-- What the exercise asks --
Please, without the pictures, retype exactly the lines from the start of the material through the line that holds "import pandas as pd".

-- Dataset excerpt --
## BEGIN

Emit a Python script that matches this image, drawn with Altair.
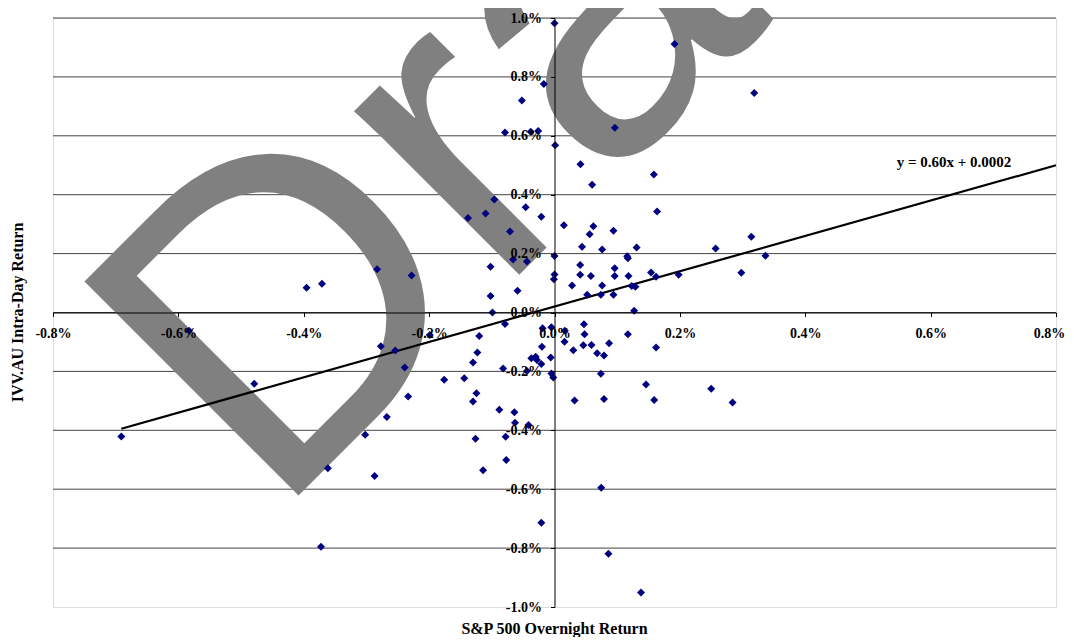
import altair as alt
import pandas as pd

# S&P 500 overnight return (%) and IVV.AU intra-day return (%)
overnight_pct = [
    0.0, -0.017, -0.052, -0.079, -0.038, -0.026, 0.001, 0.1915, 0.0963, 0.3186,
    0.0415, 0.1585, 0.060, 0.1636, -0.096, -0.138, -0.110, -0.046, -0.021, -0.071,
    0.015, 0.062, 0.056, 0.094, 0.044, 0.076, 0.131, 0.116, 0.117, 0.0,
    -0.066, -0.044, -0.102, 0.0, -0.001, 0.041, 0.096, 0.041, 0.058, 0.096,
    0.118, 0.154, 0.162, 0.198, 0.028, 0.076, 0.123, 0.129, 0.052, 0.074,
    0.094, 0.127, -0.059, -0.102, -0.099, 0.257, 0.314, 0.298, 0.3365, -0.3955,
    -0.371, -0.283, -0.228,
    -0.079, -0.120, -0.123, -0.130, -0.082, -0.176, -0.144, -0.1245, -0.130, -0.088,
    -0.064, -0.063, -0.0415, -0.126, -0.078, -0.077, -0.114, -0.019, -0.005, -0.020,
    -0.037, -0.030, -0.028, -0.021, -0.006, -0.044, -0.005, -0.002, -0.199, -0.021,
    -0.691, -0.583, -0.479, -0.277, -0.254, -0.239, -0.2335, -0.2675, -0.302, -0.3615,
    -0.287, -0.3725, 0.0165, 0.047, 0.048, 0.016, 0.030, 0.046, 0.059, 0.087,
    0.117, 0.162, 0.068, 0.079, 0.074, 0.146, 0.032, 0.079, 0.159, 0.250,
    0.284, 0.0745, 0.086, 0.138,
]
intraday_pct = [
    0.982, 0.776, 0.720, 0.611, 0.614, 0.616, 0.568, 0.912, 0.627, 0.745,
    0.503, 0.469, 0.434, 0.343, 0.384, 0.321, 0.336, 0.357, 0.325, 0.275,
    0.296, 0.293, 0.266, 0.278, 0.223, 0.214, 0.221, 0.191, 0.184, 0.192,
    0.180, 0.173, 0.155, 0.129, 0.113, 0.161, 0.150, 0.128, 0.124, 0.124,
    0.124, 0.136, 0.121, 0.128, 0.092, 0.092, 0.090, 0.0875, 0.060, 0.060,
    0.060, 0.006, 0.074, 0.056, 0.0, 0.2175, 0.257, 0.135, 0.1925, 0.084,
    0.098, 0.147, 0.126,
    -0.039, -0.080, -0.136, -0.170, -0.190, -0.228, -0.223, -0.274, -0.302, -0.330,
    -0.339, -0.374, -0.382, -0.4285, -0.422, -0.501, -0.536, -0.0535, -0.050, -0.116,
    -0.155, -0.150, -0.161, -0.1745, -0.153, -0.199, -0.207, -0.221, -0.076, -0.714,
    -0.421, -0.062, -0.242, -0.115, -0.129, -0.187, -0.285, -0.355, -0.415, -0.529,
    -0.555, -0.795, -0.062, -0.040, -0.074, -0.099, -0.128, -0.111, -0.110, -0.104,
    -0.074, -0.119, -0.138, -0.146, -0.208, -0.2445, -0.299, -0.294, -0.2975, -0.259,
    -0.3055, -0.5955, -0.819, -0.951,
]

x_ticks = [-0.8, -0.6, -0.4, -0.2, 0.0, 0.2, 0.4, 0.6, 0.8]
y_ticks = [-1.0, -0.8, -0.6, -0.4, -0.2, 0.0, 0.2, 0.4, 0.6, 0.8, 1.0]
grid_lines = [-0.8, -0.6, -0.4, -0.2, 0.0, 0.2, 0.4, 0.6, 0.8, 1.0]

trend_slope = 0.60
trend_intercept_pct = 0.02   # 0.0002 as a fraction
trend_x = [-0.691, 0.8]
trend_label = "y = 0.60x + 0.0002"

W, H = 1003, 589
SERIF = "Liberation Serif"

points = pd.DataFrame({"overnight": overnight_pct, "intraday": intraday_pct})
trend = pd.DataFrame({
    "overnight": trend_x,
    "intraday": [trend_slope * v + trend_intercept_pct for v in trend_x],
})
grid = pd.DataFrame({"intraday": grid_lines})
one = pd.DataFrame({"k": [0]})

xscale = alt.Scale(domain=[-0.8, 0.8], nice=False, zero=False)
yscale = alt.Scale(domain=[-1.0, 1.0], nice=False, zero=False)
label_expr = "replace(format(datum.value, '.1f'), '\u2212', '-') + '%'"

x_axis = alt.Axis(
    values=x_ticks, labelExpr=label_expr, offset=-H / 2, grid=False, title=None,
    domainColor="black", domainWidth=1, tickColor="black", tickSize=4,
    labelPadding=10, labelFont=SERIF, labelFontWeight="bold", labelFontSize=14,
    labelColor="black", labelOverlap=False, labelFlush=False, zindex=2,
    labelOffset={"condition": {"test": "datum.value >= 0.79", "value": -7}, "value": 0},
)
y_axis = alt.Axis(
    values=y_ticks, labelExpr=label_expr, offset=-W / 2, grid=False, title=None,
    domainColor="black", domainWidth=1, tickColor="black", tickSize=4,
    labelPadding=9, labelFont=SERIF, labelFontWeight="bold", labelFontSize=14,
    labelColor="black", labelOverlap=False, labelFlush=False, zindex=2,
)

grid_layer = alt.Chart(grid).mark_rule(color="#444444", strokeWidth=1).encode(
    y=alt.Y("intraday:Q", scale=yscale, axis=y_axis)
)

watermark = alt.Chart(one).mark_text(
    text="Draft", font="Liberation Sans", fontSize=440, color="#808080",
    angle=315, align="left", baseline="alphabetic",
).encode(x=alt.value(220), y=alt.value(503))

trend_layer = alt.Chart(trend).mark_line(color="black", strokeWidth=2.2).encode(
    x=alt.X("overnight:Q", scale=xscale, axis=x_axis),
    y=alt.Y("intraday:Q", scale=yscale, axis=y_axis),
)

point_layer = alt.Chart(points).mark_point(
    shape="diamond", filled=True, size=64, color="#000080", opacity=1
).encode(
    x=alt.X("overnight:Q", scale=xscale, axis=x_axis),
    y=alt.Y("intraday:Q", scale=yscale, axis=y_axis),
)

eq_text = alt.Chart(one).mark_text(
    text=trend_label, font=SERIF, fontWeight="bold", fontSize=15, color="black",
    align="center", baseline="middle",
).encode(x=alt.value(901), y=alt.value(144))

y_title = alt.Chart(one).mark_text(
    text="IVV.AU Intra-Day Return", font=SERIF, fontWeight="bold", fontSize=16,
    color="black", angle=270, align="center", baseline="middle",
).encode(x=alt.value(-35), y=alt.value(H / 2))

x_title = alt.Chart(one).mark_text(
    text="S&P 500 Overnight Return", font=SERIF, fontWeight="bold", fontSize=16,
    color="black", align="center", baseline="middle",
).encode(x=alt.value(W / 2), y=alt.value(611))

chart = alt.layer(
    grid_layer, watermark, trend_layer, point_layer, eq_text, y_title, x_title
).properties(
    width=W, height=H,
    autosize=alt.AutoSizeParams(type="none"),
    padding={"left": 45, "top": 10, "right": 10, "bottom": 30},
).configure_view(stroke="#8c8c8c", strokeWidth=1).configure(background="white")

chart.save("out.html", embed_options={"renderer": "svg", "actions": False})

## END

-- Solution for this problem --
Emit a Python script that matches this image, drawn with Altair.
import altair as alt
import pandas as pd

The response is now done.